Acute hypoxia is a major contributor to cardiomyocyte damage and dysfunction in ischemic heart disease, and the effective therapeutic strategies remain limited. Levosimendan, a calcium sensitizer with both inotropic and vasodilatory effects, along with its active metabolite OR-1896, is utilized in the treatment of acute heart failure. In this study, we investigated the cardioprotective and antiarrhythmic effects of levosimendan and its metabolite OR-1896 under hypoxic conditions using human-induced pluripotent stem cell-derived cardiomyocytes (hiPSC-CMs). hiPSC-CMs were exposed to acute hypoxia and treated with levosimendan or its metabolite OR-1896. Structural integrity was assessed via immunostaining and electron microscopy imaging. Calcium transient abnormalities were evaluated using live-cell imaging. Hypoxia-induced injury was further assessed by measuring cardiac biomarkers and gene expression profiling of hypoxia-associated pathways. Hypoxia induced significant structural damage, including sarcomere disorganization, mitochondrial cristae fragmentation, and nuclear shrinkage, accompanied by increased release of cardiac biomarkers. Hypoxia also upregulated genes associated with the hypoxia response, oxidative stress, and apoptosis, while disrupting calcium handling and increasing arrhythmic events. Treatment with levosimendan and its metabolite OR-1896 preserved cellular structure, reduced biomarker release, and stabilized calcium transients, significantly reducing hypoxia-induced arrhythmogenesis. Both compounds also modulated gene expression, downregulating hypoxia-responsive and oxidative stress markers, and inhibiting apoptotic pathways. Notably, the metabolite OR-1896 exhibited protective effects comparable to or even greater than those of levosimendan. This study provides the first comprehensive evidence of the cardioprotective and antiarrhythmic properties of levosimendan's metabolite, demonstrating its ability to reduce hypoxia-induced cellular injury and correct abnormal Ca2+ transients.

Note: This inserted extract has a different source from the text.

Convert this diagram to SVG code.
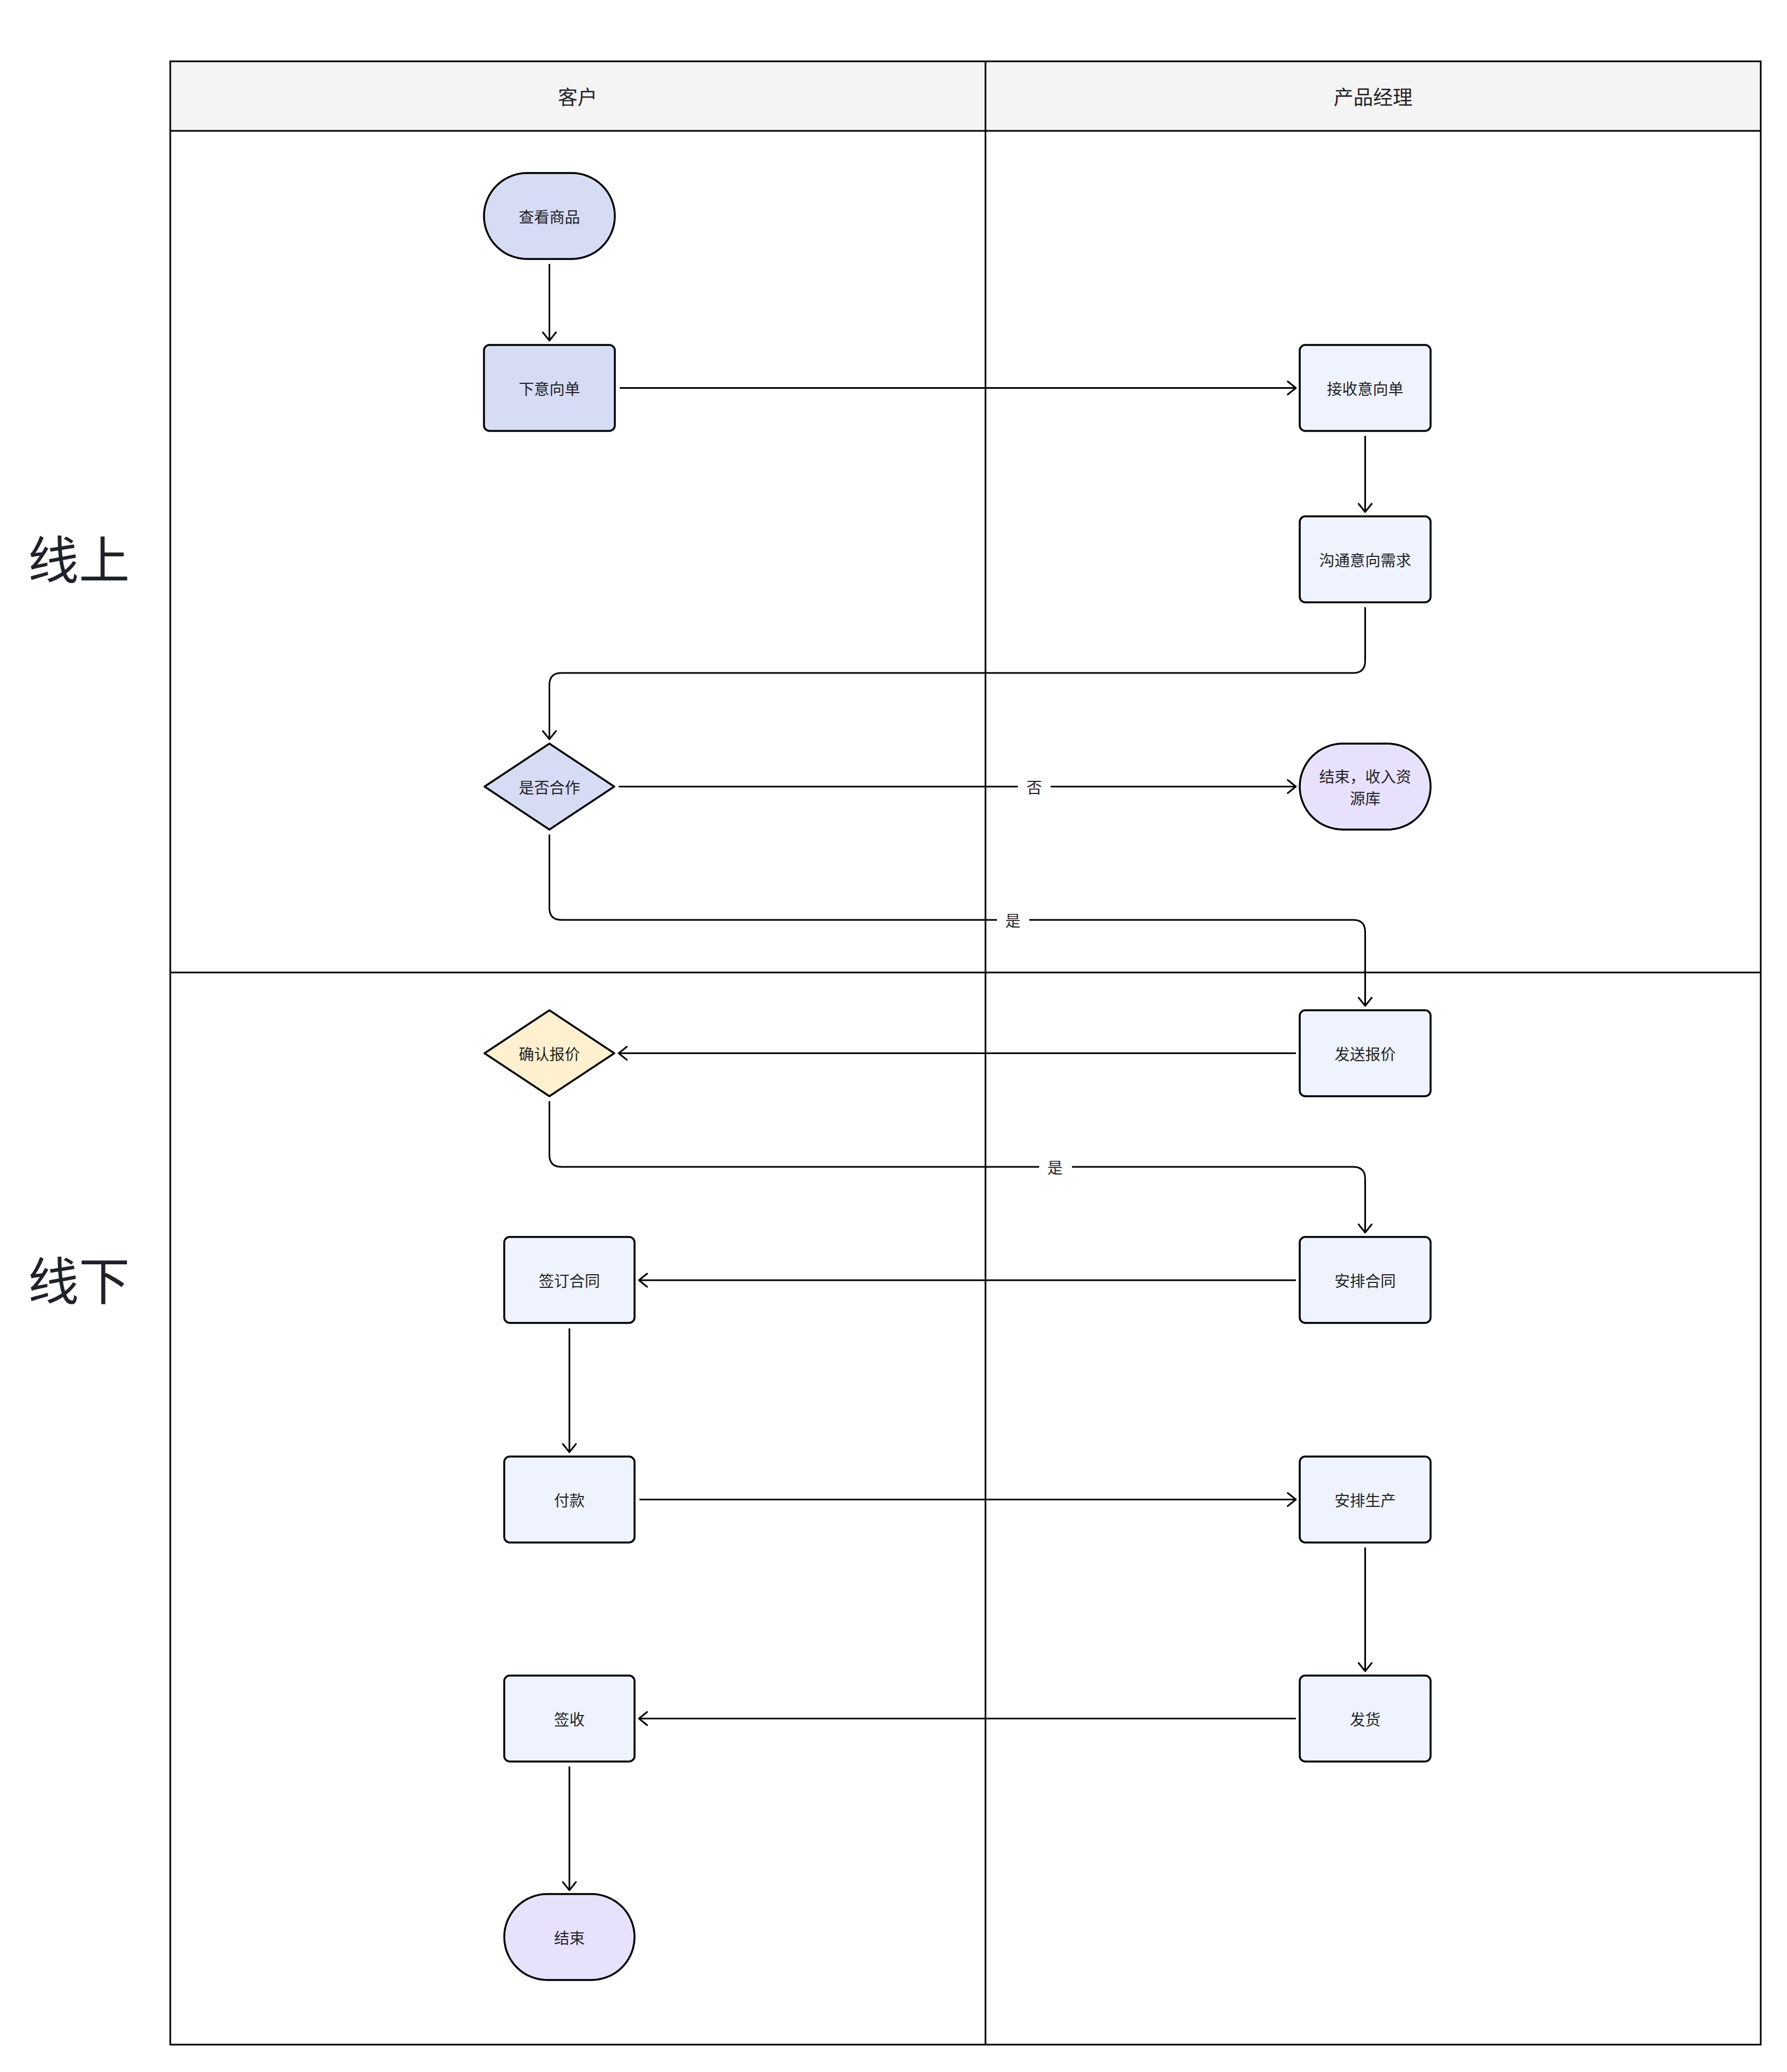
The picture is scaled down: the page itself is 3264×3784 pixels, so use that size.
<svg xmlns="http://www.w3.org/2000/svg" width="3264" height="3784" viewBox="0 0 3264 3784">
  <style>
    text { font-family: "Noto Sans CJK SC", "Noto Sans", sans-serif; fill: #1f2329; text-anchor: middle; dominant-baseline: central; }
    .lane { fill: none; stroke: #000; stroke-width: 3; }
    .head { fill: #f4f4f4; }
    .headtxt { font-size: 36px; }
    .rowtxt { font-size: 93px; }
    .node { stroke: #000; stroke-width: 3.5; stroke-linejoin: round; }
    .blue { fill: #d6dcf4; }
    .pale { fill: #eef3fd; }
    .lilac { fill: #e8e1fc; }
    .yellow { fill: #fff1cf; }
    .ntxt { font-size: 28px; }
    .edge { fill: none; stroke: #000; stroke-width: 3; marker-end: url(#arrow); }
    .lblbg { fill: #fff; }
    .lbl { font-size: 28px; }
  </style>
  <defs>
    <marker id="arrow" markerUnits="userSpaceOnUse" viewBox="-18 -15 21 30" markerWidth="21" markerHeight="30" refX="0" refY="0" orient="auto">
      <path d="M -15 -12 L 0 0 L -15 12" fill="none" stroke="#000" stroke-width="3" stroke-linecap="round" stroke-linejoin="round"/>
    </marker>
  </defs>

  <rect width="3264" height="3784" fill="#fff"/>

  <!-- swimlane frame -->
  <g id="swimlanes">
    <rect class="head" x="311" y="112" width="2905" height="127"/>
    <rect class="lane" x="311" y="112" width="2905" height="3622"/>
    <line class="lane" x1="311" y1="239" x2="3216" y2="239"/>
    <line class="lane" x1="1800" y1="112" x2="1800" y2="3734"/>
    <line class="lane" x1="311" y1="1776" x2="3216" y2="1776"/>
    <text class="headtxt" x="1055" y="175">客户</text>
    <text class="headtxt" x="2508" y="175">产品经理</text>
    <text class="rowtxt" x="144" y="1016">线上</text>
    <text class="rowtxt" x="144" y="2333">线下</text>
  </g>

  <!-- connectors -->
  <g id="connectors">
    <line class="edge" x1="1003.5" y1="482" x2="1003.5" y2="622"/>
    <line class="edge" x1="1132" y1="708.5" x2="2367" y2="708.5"/>
    <line class="edge" x1="2493.5" y1="796" x2="2493.5" y2="935"/>
    <path class="edge" d="M 2493.5 1109 V 1207 Q 2493.5 1229 2471.5 1229 H 1025.5 Q 1003.5 1229 1003.5 1251 V 1350"/>
    <line class="edge" x1="1130" y1="1436.5" x2="2367" y2="1436.5"/>
    <path class="edge" d="M 1003.5 1524 V 1658 Q 1003.5 1680 1025.5 1680 H 2471.5 Q 2493.5 1680 2493.5 1702 V 1837"/>
    <line class="edge" x1="2367" y1="1923.5" x2="1130" y2="1923.5"/>
    <path class="edge" d="M 1003.5 2011 V 2109 Q 1003.5 2131 1025.5 2131 H 2471.5 Q 2493.5 2131 2493.5 2153 V 2251"/>
    <line class="edge" x1="2367" y1="2338" x2="1167" y2="2338"/>
    <line class="edge" x1="1040" y1="2426" x2="1040" y2="2652"/>
    <line class="edge" x1="1168" y1="2738.5" x2="2367" y2="2738.5"/>
    <line class="edge" x1="2493.5" y1="2826" x2="2493.5" y2="3052"/>
    <line class="edge" x1="2367" y1="3138.5" x2="1167" y2="3138.5"/>
    <line class="edge" x1="1040" y1="3226" x2="1040" y2="3452"/>

    <rect class="lblbg" x="1859" y="1418" width="60" height="38"/>
    <text class="lbl" x="1889" y="1436.5">否</text>
    <rect class="lblbg" x="1821" y="1661" width="59" height="38"/>
    <text class="lbl" x="1850" y="1680">是</text>
    <rect class="lblbg" x="1898" y="2112" width="60" height="38"/>
    <text class="lbl" x="1927" y="2131">是</text>
  </g>

  <!-- customer lane -->
  <g id="view-goods">
    <rect class="node blue" x="884" y="316" width="239" height="157" rx="78.5"/>
    <text class="ntxt" x="1003.5" y="394.5">查看商品</text>
  </g>
  <g id="place-intent">
    <rect class="node blue" x="884" y="630" width="239" height="157" rx="10"/>
    <text class="ntxt" x="1003.5" y="708.5">下意向单</text>
  </g>
  <g id="cooperate">
    <polygon class="node blue" points="1003.5,1358 1122,1436.5 1003.5,1515 885,1436.5"/>
    <text class="ntxt" x="1003.5" y="1436.5">是否合作</text>
  </g>
  <g id="confirm-quote">
    <polygon class="node yellow" points="1003.5,1845 1122,1923.5 1003.5,2002 885,1923.5"/>
    <text class="ntxt" x="1003.5" y="1923.5">确认报价</text>
  </g>
  <g id="sign-contract">
    <rect class="node pale" x="921" y="2259" width="238" height="157" rx="10"/>
    <text class="ntxt" x="1040" y="2337.5">签订合同</text>
  </g>
  <g id="pay">
    <rect class="node pale" x="921" y="2660" width="238" height="157" rx="10"/>
    <text class="ntxt" x="1040" y="2738.5">付款</text>
  </g>
  <g id="receive">
    <rect class="node pale" x="921" y="3060" width="238" height="157" rx="10"/>
    <text class="ntxt" x="1040" y="3138.5">签收</text>
  </g>
  <g id="end">
    <rect class="node lilac" x="921" y="3459" width="238" height="157" rx="78.5"/>
    <text class="ntxt" x="1040" y="3537.5">结束</text>
  </g>

  <!-- product manager lane -->
  <g id="receive-intent">
    <rect class="node pale" x="2374" y="630" width="239" height="157" rx="10"/>
    <text class="ntxt" x="2493.5" y="708.5">接收意向单</text>
  </g>
  <g id="discuss-needs">
    <rect class="node pale" x="2374" y="943" width="239" height="157" rx="10"/>
    <text class="ntxt" x="2493.5" y="1021.5">沟通意向需求</text>
  </g>
  <g id="end-archive">
    <rect class="node lilac" x="2374" y="1358" width="239" height="157" rx="78.5"/>
    <text class="ntxt" x="2493.5" y="1417">结束，收入资</text>
    <text class="ntxt" x="2493.5" y="1457">源库</text>
  </g>
  <g id="send-quote">
    <rect class="node pale" x="2374" y="1845" width="239" height="157" rx="10"/>
    <text class="ntxt" x="2493.5" y="1923.5">发送报价</text>
  </g>
  <g id="arrange-contract">
    <rect class="node pale" x="2374" y="2259" width="239" height="157" rx="10"/>
    <text class="ntxt" x="2493.5" y="2337.5">安排合同</text>
  </g>
  <g id="arrange-production">
    <rect class="node pale" x="2374" y="2660" width="239" height="157" rx="10"/>
    <text class="ntxt" x="2493.5" y="2738.5">安排生产</text>
  </g>
  <g id="ship">
    <rect class="node pale" x="2374" y="3060" width="239" height="157" rx="10"/>
    <text class="ntxt" x="2493.5" y="3138.5">发货</text>
  </g>
</svg>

These findings highlight the therapeutic potential of levosimendan and its clinically significant long-acting metabolite, OR-1896, in the treatment of cardiac ischemia.

Keywords: calcium cycling; calcium cycling by antiarrhythmic effect; cardioprotection; human-induced pluripotent stem cell-derived cardiomyocytes; hypoxia; hypoxia by Ischemia modeling; levosimendan; levosimendan metabolite OR-1896

DOI: https://doi.org/10.3389/fbioe.2025.1671013